Exercise requirements: Leaving the pictures out, print the lines from the first line of the listing through the line containing "width=1.1pt,shape aspect=2.06,minimum width=4.12cm,minimum", exactly as they read, and no others.
###
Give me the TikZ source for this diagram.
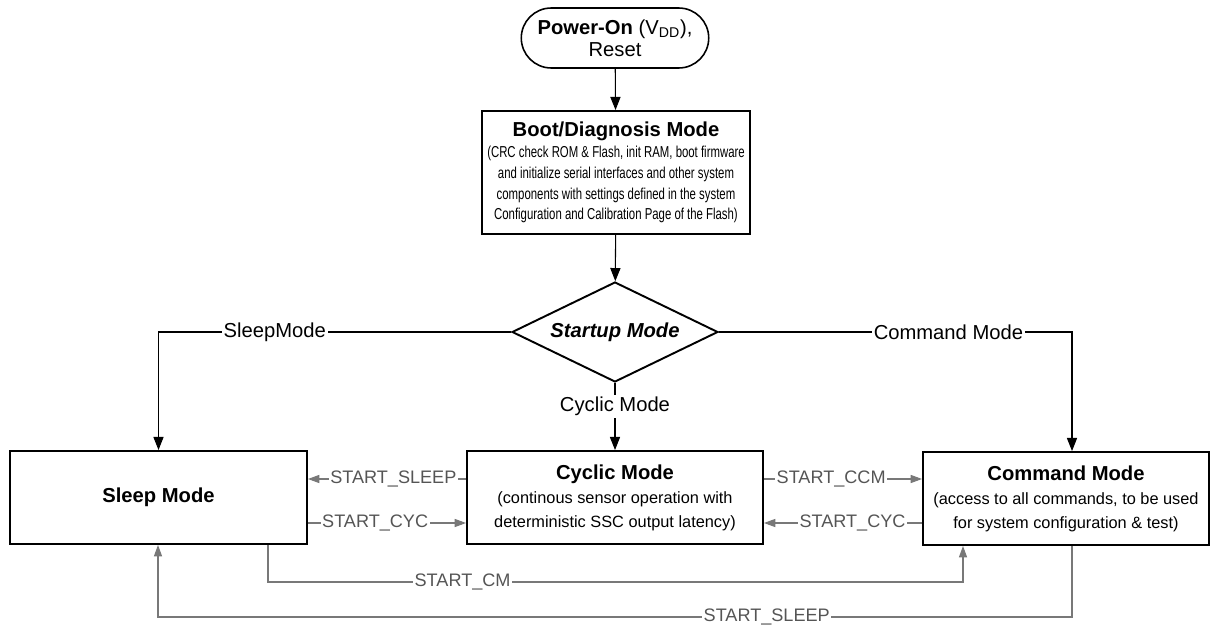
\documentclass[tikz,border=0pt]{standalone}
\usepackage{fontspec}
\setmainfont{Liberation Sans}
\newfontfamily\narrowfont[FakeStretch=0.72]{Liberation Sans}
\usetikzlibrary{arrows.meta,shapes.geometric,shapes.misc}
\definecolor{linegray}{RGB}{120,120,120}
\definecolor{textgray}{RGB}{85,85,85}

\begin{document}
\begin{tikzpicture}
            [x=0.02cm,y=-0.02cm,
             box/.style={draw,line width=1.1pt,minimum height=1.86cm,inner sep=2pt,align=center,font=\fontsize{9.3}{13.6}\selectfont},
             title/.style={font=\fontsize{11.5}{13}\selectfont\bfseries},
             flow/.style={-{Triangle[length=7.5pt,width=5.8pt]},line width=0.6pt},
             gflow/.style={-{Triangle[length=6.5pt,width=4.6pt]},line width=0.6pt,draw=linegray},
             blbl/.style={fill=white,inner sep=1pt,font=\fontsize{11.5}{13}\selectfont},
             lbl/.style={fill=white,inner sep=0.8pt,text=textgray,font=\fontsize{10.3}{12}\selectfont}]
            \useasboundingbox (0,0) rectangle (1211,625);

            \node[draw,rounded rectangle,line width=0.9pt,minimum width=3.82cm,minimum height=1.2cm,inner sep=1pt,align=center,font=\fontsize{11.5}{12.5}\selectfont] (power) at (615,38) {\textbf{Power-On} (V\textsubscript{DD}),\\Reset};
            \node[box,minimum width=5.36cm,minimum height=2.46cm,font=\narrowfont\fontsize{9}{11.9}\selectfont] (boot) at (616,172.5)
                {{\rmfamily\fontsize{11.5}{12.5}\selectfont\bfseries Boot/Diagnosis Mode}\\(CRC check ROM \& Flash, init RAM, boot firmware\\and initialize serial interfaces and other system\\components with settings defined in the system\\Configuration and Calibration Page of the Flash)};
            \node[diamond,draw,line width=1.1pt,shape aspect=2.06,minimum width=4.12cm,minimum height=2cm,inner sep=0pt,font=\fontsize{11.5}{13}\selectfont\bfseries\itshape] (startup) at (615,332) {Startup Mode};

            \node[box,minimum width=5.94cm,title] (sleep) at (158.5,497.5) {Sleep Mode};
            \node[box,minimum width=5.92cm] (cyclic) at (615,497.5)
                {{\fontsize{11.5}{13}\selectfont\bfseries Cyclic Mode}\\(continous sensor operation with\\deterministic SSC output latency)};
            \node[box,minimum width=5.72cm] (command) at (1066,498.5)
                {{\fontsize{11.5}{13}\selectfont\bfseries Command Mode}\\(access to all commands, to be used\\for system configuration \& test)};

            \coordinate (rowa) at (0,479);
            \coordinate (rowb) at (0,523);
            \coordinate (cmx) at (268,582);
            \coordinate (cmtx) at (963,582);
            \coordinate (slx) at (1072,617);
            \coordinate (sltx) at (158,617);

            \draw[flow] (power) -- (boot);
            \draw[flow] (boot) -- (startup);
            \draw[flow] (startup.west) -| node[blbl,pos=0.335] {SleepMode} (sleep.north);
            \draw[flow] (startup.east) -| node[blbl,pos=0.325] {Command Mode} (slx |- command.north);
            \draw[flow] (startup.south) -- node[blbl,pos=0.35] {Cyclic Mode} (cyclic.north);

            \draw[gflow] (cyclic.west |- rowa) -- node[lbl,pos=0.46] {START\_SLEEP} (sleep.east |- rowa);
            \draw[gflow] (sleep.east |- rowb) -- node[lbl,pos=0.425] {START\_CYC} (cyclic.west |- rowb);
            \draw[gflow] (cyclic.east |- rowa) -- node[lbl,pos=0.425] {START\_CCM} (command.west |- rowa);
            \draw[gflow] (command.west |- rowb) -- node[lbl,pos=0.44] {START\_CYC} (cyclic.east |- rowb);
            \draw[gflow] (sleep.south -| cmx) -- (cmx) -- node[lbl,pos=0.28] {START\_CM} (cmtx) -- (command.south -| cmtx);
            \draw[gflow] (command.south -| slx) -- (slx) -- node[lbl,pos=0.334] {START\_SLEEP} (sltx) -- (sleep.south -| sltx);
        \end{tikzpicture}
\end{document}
###
Finished task:
Give me the TikZ source for this diagram.
\documentclass[tikz,border=0pt]{standalone}
\usepackage{fontspec}
\setmainfont{Liberation Sans}
\newfontfamily\narrowfont[FakeStretch=0.72]{Liberation Sans}
\usetikzlibrary{arrows.meta,shapes.geometric,shapes.misc}
\definecolor{linegray}{RGB}{120,120,120}
\definecolor{textgray}{RGB}{85,85,85}

\begin{document}
\begin{tikzpicture}
            [x=0.02cm,y=-0.02cm,
             box/.style={draw,line width=1.1pt,minimum height=1.86cm,inner sep=2pt,align=center,font=\fontsize{9.3}{13.6}\selectfont},
             title/.style={font=\fontsize{11.5}{13}\selectfont\bfseries},
             flow/.style={-{Triangle[length=7.5pt,width=5.8pt]},line width=0.6pt},
             gflow/.style={-{Triangle[length=6.5pt,width=4.6pt]},line width=0.6pt,draw=linegray},
             blbl/.style={fill=white,inner sep=1pt,font=\fontsize{11.5}{13}\selectfont},
             lbl/.style={fill=white,inner sep=0.8pt,text=textgray,font=\fontsize{10.3}{12}\selectfont}]
            \useasboundingbox (0,0) rectangle (1211,625);

            \node[draw,rounded rectangle,line width=0.9pt,minimum width=3.82cm,minimum height=1.2cm,inner sep=1pt,align=center,font=\fontsize{11.5}{12.5}\selectfont] (power) at (615,38) {\textbf{Power-On} (V\textsubscript{DD}),\\Reset};
            \node[box,minimum width=5.36cm,minimum height=2.46cm,font=\narrowfont\fontsize{9}{11.9}\selectfont] (boot) at (616,172.5)
                {{\rmfamily\fontsize{11.5}{12.5}\selectfont\bfseries Boot/Diagnosis Mode}\\(CRC check ROM \& Flash, init RAM, boot firmware\\and initialize serial interfaces and other system\\components with settings defined in the system\\Configuration and Calibration Page of the Flash)};
            \node[diamond,draw,line width=1.1pt,shape aspect=2.06,minimum width=4.12cm,minimum height=2cm,inner sep=0pt,font=\fontsize{11.5}{13}\selectfont\bfseries\itshape] (startup) at (615,332) {Startup Mode};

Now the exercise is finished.